Enhancing the Quality and Efficiency of Remanufacturing

Given the ubiquitous presence of printers and copiers in our society and the steady growth of electronic waste, the importance of developing verifiable and repeatable processes to enhance the remanufacture and reuse of components associated with this equipment can not be overstated. An RIT research team investigated the reusability of various components in printer cartridges as well as the possible use of signature analysis to more accurately analyze component condition. Signature analysis refers to the process that is used to determine the remaining useful life of a component from a specific set of characteristics (i.e. “signature”) that the component demonstrates. As a simple example, an electric motor might generate a specific noise pattern as it ages.
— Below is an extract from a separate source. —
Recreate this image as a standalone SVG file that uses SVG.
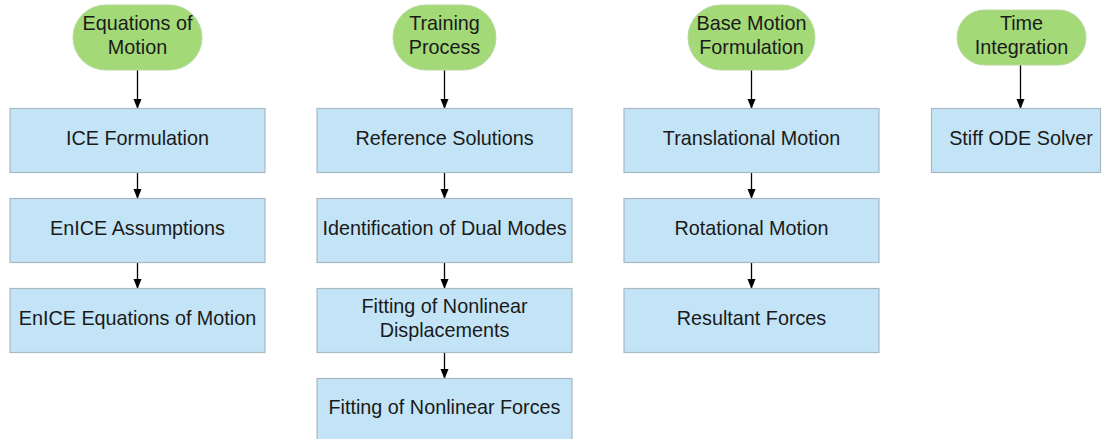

By comparing the noise pattern of a specific motor to a table of noise patterns generated from motors of varying ages, the remaining useful life of that motor can be estimated. Returning to the remanufacturing analysis project, the RIT study showed that various components could be used for multiple life cycles if the quality of individual parts could be properly assessed.
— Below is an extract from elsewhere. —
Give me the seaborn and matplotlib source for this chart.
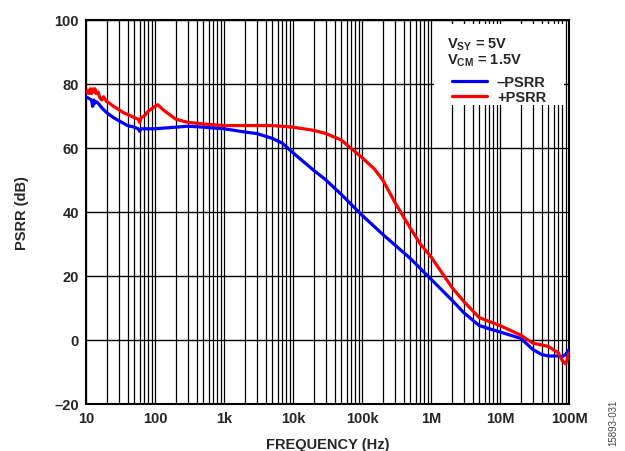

In response, RIT engineers designed and developed two patented testing devices, the Wiper Blade Edge Analyzer and the OPC Drum Life Cycle Analyzer, which greatly enhance the speed, efficiency and quality of component assessment within the remanufacturing process. In partnership with Optical Technologies Corporation of Long Island City, New York, both devices have been commercialized and are being utilized by remanufacturers throughout the world.

The Wiper Blade Edge Analyzer alone has recovered over 2 million blades since 2004, diverting 600 tons of metal and urethane from landfills. Due to this success, the team received the National Pollution Prevention Roundtable’s 2006 MVP2 award. This project was funded in part by a grant from the New York State Environmental Management Investment Group (EMIG).